Friday, September 30, 2011


Jane Ferrari with Maurice O'Mahony (left) and yours truly at Ballymaloe


Jane Ferrari, the roving ambassador for Yalumba Wine Company (Australia), was in Ballymaloe yesterday. Despite being in the process of recovery from a recent knee operation, the indefatigable Aussie was in top form.

Busy, busy, busy. In the afternoon she spoke to the Cookery School, early evening she conducted a wine tasting and later a full scale wine dinner. And all that after a hectic few days and nights in Dublin.

Dodgy knee or not, she kept her lively show on the road. She also writes a blog and her latest post concerned the Irish game v Australia. Obviously she likes her sport and, also obviously, her sportsmen, including current favourite Ronan O’Gara.

But back to the wines, all produced in the Barossa area by the long standing family company and available here through Cassidy Wines.

Started off with the Pewsey Vale Riesling, produced in the high country above the valley floor and costing about €13.00. “This Riesling is absolutely spot on with Mediterranean-Asian crossover food,” said Jane. “It is essential to have this well chilled,” added Ballymaloe sommelier Colm McCan.

Jane then moved on to their Barossa Eden Viognier 2009, perfumed and luscious and made from super ripe grapes, handpicked. “This means the yield is halved but the wine is pretty elegant.”

The second Viognier, the Virgilius Eden Valley 2008, comes from the same 22 acre small yield vineyard. At €30.00, it is double the price of the first one. Hints of ginger in the peachy apricot aroma, it is an “unctuous and complex its best with food....complements a wide range of flavours”.

The Barossa valley floor is too hot for Pinot Noir and the Yalumba favourite is Grenache. Jane gave the winemaker’s point of view: “Grenache is easy to get along with. If you’re looking for the Diva of grapes, it has to be Viognier.”

The first Grenache was the Barossa Eden Bush Vine 2009 (€17). The fruit comes from 14 different parcels on the valley floor, mainly river sand. “It is raspberry over rosemary, berry over herb, no heat. The Number One word with Grenache is balance and this medium weight wine is a perfect match for juicy chargrilled pork chops.”

Then we moved on to the Single Site Bowden Vineyard Moppa Block Grenache 2006, darker, more cherry, more intense. This fruit comes from a tiny vineyard and 2006 was a “stellar vintage”. This is a “cracker of a food wine, ideal with roast veal, chorizo and other Spanish, Italian dishes”. Unfortunately, this gem is not available in Ireland.

Next up was their €40.00 The Signature Cabernet Sauvignon and Shiraz 2005. “This was originally called Galway Claret and is a bit of a specialty with us. It is the old Claret style and we are trying to keep the style alive. The Cabernet dominates the nose while the long lasting palate is down to the Shiraz. This could live forever!”

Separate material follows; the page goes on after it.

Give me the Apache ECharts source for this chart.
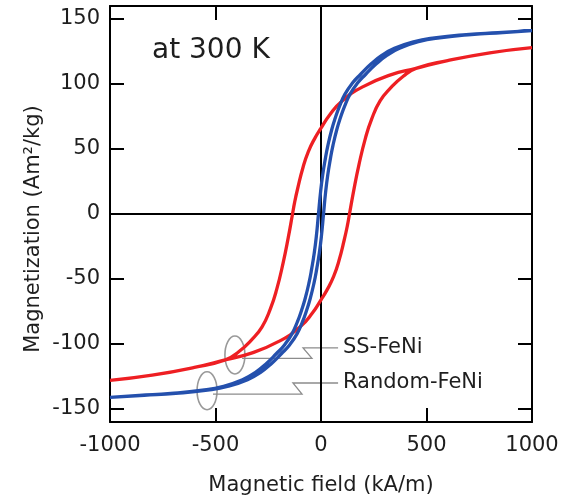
<!DOCTYPE html>
<html>
<head>
<meta charset="utf-8">
<script src="https://cdn.jsdelivr.net/npm/echarts@6/dist/echarts.min.js"></script>
<style>
  html, body { margin: 0; background: #fff; }
  #chart { width: 567px; height: 500px; }
</style>
</head>
<body>
<div id="chart"></div>
<script>
// tick values
const xTicks = [-1000, -500, 0, 500, 1000];
const yTicks = [-150, -100, -50, 0, 50, 100, 150];

// SS-FeNi loop (red), [H kA/m, M Am2/kg]
const ssDown = [[1000,128],[800,124],[600,118],[450,112],[330,107],[200,98],[100,87],[40,76],[0,66],
  [-30,58],[-60,48],[-85,36],[-110,20],[-125,9],[-135,0],[-155,-18],[-180,-38],[-210,-58],[-240,-73],
  [-280,-87],[-330,-97],[-390,-106],[-450,-112],[-600,-118],[-800,-124],[-1000,-128]];
const ssUp = [[-1000,-128],[-800,-124],[-600,-118],[-450,-112],[-330,-107],[-200,-98],[-100,-87],[-40,-76],[0,-66],
  [30,-58],[60,-48],[85,-36],[110,-20],[125,-9],[135,0],[155,18],[180,38],[210,58],[240,73],
  [280,87],[330,97],[390,106],[450,112],[600,118],[800,124],[1000,128]];

// Random-FeNi loop (blue)
const rndDown = [[1000,141],[838,139.5],[688,138],[538,135.5],[438,132.5],[348,127.5],[288,122],[238,115.5],[188,107.5],
  [148,100.5],[113,92],[88,83],[68,74],[51,65],[33,53],[20,42],[8,30],[-2,17],[-12,0],[-22,-17],[-32,-30],
  [-44,-42],[-57,-53],[-75,-65],[-92,-74],[-112,-83],[-137,-92],[-172,-100.5],[-212,-107.5],[-262,-115.5],
  [-312,-122],[-372,-127.5],[-462,-132.5],[-562,-135.5],[-712,-138],[-862,-139.5],[-1000,-141]];
const rndUp = [[-1000,-141],[-838,-139.5],[-688,-138],[-538,-135.5],[-438,-132.5],[-348,-127.5],[-288,-122],[-238,-115.5],[-188,-107.5],
  [-148,-100.5],[-113,-92],[-88,-83],[-68,-74],[-51,-65],[-33,-53],[-20,-42],[-8,-30],[2,-17],[12,0],[22,17],[32,30],
  [44,42],[57,53],[75,65],[92,74],[112,83],[137,92],[172,100.5],[212,107.5],[262,115.5],
  [312,122],[372,127.5],[462,132.5],[562,135.5],[712,138],[862,139.5],[1000,141]];

// zero lines
const zeroH = [[-1000,0],[1000,0]];
const zeroV = [[0,-160],[0,160]];

// annotations (data coords)
const notes = [
  { name: 'SS-FeNi', ring: [-408,-108.5], path: [[-374,-111],[-43,-111],[-85,-103],[81,-103]], text: [104,-103] },
  { name: 'Random-FeNi', ring: [-540,-136], path: [[-512,-138.5],[-90,-138.5],[-133,-130],[81,-130]], text: [104,-130] }
];

const FONT = 'DejaVu Sans';
const INK = '#1e1e1e';
const chart = echarts.init(document.getElementById('chart'), null, { renderer: 'canvas' });

const frameLine = { show: true, onZero: false, lineStyle: { color: '#000', width: 2 } };
const tick = { show: true, inside: true, length: 14, lineStyle: { color: '#000', width: 2 } };

const option = {
  animation: false,
  grid: { left: 110, right: 35, top: 6, bottom: 78, outerBoundsMode: 'none' },
  xAxis: [
    {
      type: 'value', min: -1000, max: 1000, interval: 500, position: 'bottom',
      axisLine: frameLine, axisTick: tick, splitLine: { show: false },
      axisLabel: { fontSize: 21, fontFamily: FONT, color: INK, margin: 13, formatter: v => String(v) },
      name: 'Magnetic field (kA/m)', nameLocation: 'middle', nameGap: 53,
      nameTextStyle: { fontSize: 21, fontFamily: FONT, color: INK }
    },
    {
      type: 'value', min: -1000, max: 1000, interval: 500, position: 'top',
      axisLine: frameLine, axisTick: tick, axisLabel: { show: false }, splitLine: { show: false }
    }
  ],
  yAxis: [
    {
      type: 'value', min: -160, max: 160, position: 'left',
      axisLine: frameLine, axisTick: Object.assign({ customValues: yTicks }, tick), splitLine: { show: false },
      axisLabel: { customValues: yTicks, fontSize: 21, fontFamily: FONT, color: INK, margin: 10 }
    },
    {
      type: 'value', min: -160, max: 160, position: 'right',
      axisLine: frameLine, axisTick: Object.assign({ customValues: yTicks }, tick),
      axisLabel: { show: false }, splitLine: { show: false }
    }
  ],
  series: [
    { type: 'line', data: zeroH, symbol: 'none', silent: true, lineStyle: { color: '#000', width: 2 } },
    { type: 'line', data: zeroV, symbol: 'none', silent: true, lineStyle: { color: '#000', width: 2 } },
    { name: 'SS-FeNi', type: 'line', data: ssDown.concat(ssUp), symbol: 'none', smooth: 0.5,
      lineStyle: { color: '#ee1f23', width: 3.3 } },
    { name: 'Random-FeNi', type: 'line', data: rndDown.concat(rndUp), symbol: 'none', smooth: 0.5,
      lineStyle: { color: '#2450ad', width: 3.3 } }
  ]
};
chart.setOption(option);

const px = (p) => chart.convertToPixel({ xAxisIndex: 0, yAxisIndex: 0 }, p);
const g = [
  { type: 'text', left: 152, top: 37,
    style: { text: 'at 300 K', fontSize: 28, fontFamily: FONT, fill: INK } },
  // y-axis title, rotated
  { type: 'text', x: 34, y: 229, rotation: Math.PI / 2,
    style: { text: 'Magnetization (Am²/kg)', fontSize: 21, fontFamily: FONT, fill: INK,
      textAlign: 'center', textVerticalAlign: 'middle' } }
];
notes.forEach(n => {
  const c = px(n.ring);
  g.push({ type: 'ellipse', z: 1, shape: { cx: c[0], cy: c[1], rx: 10, ry: 19 },
    style: { fill: 'none', stroke: '#999', lineWidth: 1.6 } });
  g.push({ type: 'polyline', z: 1, shape: { points: n.path.map(px) },
    style: { fill: 'none', stroke: '#8c8c8c', lineWidth: 1.3 } });
  const t = px(n.text);
  g.push({ type: 'text', x: t[0], y: t[1],
    style: { text: n.name, fontSize: 21, fontFamily: FONT, fill: INK, textVerticalAlign: 'middle' } });
});
chart.setOption({ graphic: g });
</script>
</body>
</html>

Then we moved to Shiraz and “into carnivorous territory”. Stared with the €24.00 Barossa Eden Patchwork 2008, an “old school juicy fruity middle weight”.

Next came The Octavius Old Vine 2004, a “serious heavyweight, long lasting in the mouth, great length of power and the flavours remain, ideal with meat off the bone, including venison fillets and also good with vegetarian dishes such as those featuring Shitake mushrooms”.

We finished on a sweet note with the Yalumba FSW8B Botrytis Viognier, Wrattonbully 2009, €18.00. It is a gorgeous dessert wine and Jane said cheese makers and dessert chefs “are going nuts for it. It goes well too with old fashioned desserts such as apple crumble.”

A lovely end to a lovely evening with a lovely person who entertained and informed with an abundance of down to earth fact and insight and no shortage of good humour. We cheered her off the stage and I reckon she’ll be cheering for Ronan on Sunday.